* _Problem requirements_: Reproduce the material below line by line, beginning with its first line and ending with the line that contains "from matplotlib.patches import PathPatch"; leave out pictures.

* _Available data_:

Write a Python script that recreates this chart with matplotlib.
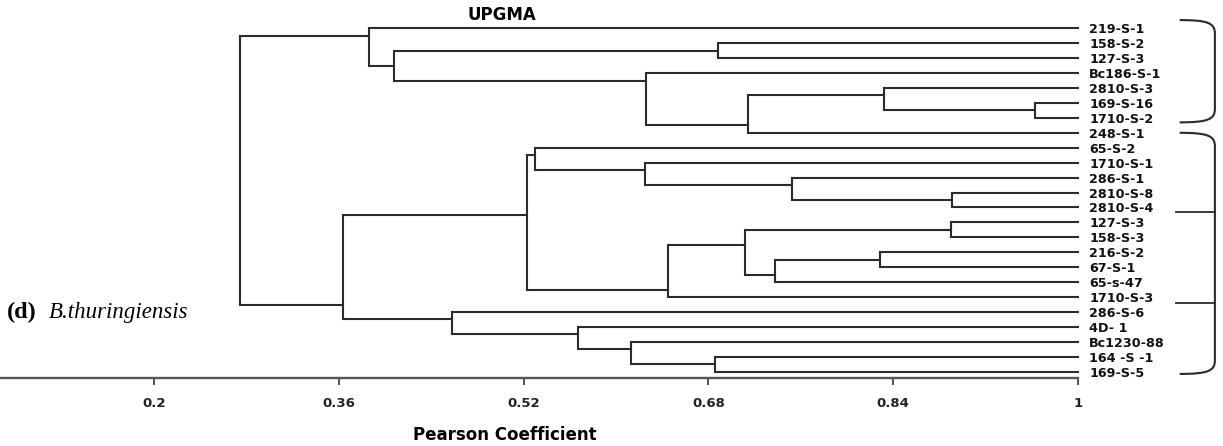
import numpy as np
import matplotlib.pyplot as plt
from matplotlib.path import Path
from matplotlib.patches import PathPatch

# --- Data: leaves top to bottom, merges in order (ids >= 24 are merged nodes) ---
leaf_labels = ["219-S-1", "158-S-2", "127-S-3", "Bc186-S-1", "2810-S-3", "169-S-16",
               "1710-S-2", "248-S-1", "65-S-2", "1710-S-1", "286-S-1", "2810-S-8",
               "2810-S-4", "127-S-3", "158-S-3", "216-S-2", "67-S-1", "65-s-47",
               "1710-S-3", "286-S-6", "4D- 1", "Bc1230-88", "164 -S -1", "169-S-5"]
merge_a = [5, 4, 25, 3, 1, 28, 0, 11, 10, 9, 8, 13, 15, 36, 35, 38, 34, 22, 21, 20, 19, 40, 30]
merge_b = [6, 24, 7, 26, 2, 27, 29, 12, 31, 32, 33, 14, 16, 17, 37, 18, 39, 23, 41, 42, 43, 44, 45]
merge_h = [0.963, 0.832, 0.714, 0.626, 0.688, 0.408, 0.386, 0.891, 0.752, 0.625, 0.530,
           0.890, 0.829, 0.738, 0.712, 0.645, 0.523, 0.686, 0.613, 0.567, 0.458, 0.364, 0.275]
tick_vals = [0.2, 0.36, 0.52, 0.68, 0.84, 1.0]
tick_text = ["0.2", "0.36", "0.52", "0.68", "0.84", "1"]
# cluster brackets on the right: (first, last, inner marks) in leaf units
bracket_spans = [(-0.55, 6.3, []), (7.0, 23.15, [12.3, 18.4])]

line_col = "#2b2b2b"

fig = plt.figure(figsize=(12.23, 4.46), dpi=100)
ax = fig.add_axes([0, 68 / 446, 1078 / 1223, 378 / 446])

n = len(leaf_labels)
node_x = {i: 1.0 for i in range(n)}
node_y = {i: float(i) for i in range(n)}
last_leaf = {i: i for i in range(n)}

# --- Draw the U-links; node sits at the boundary between its two children ---
for k, (a, b, h) in enumerate(zip(merge_a, merge_b, merge_h)):
    nid = n + k
    ax.plot([node_x[a], h, h, node_x[b]], [node_y[a], node_y[a], node_y[b], node_y[b]],
            color=line_col, lw=1.5, solid_joinstyle="miter", clip_on=False)
    node_x[nid] = h
    node_y[nid] = last_leaf[a] + 0.5
    last_leaf[nid] = last_leaf[b]

ax.set_xlim(0.2 - 154 / 1156.25, 1.0)
ax.set_ylim((378 - 28.3) / 14.93, -28.3 / 14.93)

for s in ["left", "top", "right"]:
    ax.spines[s].set_visible(False)
ax.spines["bottom"].set_color("#555555")
ax.spines["bottom"].set_linewidth(1.7)

ax.set_xticks(tick_vals)
ax.set_xticklabels(tick_text, fontsize=9.5, fontweight="bold", color="#222222")
ax.tick_params(axis="x", direction="out", length=5, width=1.3, color="#444444", pad=9)

ax.yaxis.tick_right()
ax.set_yticks(range(n))
ax.set_yticklabels(leaf_labels, fontsize=9.2, fontweight="bold", color="#111111")
ax.tick_params(axis="y", length=0, pad=8)

ax.set_xlabel("Pearson Coefficient", fontsize=12, fontweight="bold", va="center")
ax.xaxis.set_label_coords(505 / 1078, -57 / 378)

ax.text(502 / 1078, 1 - 15 / 378, "UPGMA", transform=ax.transAxes,
        ha="center", va="center", fontsize=12, fontweight="bold")

# --- Brackets ---
xl, xr = 1.088, 1.1185
for y0, y1, marks in bracket_spans:
    verts = [(xl, y0), (xr - 0.006, y0), (xr, y0 + 0.2), (xr, y0 + 0.9),
             (xr, y1 - 0.9),
             (xr, y1 - 0.2), (xr - 0.006, y1), (xl, y1)]
    codes = [Path.MOVETO, Path.CURVE4, Path.CURVE4, Path.CURVE4,
             Path.LINETO,
             Path.CURVE4, Path.CURVE4, Path.CURVE4]
    ax.add_patch(PathPatch(Path(verts, codes), fill=False, ec=line_col, lw=1.5, clip_on=False))
    for m in marks:
        ax.plot([1.0848, xr], [m, m], color=line_col, lw=1.3, clip_on=False)

# --- Panel label ---
fig.text(7 / 1223, 1 - 318 / 446, "(d)", fontsize=17.5, fontweight="bold",
         family="Liberation Serif", va="baseline")
fig.text(49 / 1223, 1 - 318 / 446, "B.thuringiensis", fontsize=16.5, style="italic",
         family="Liberation Serif", va="baseline")

fig.savefig("out.png", dpi=100)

* _Task response_:
Write a Python script that recreates this chart with matplotlib.
import numpy as np
import matplotlib.pyplot as plt
from matplotlib.path import Path
from matplotlib.patches import PathPatch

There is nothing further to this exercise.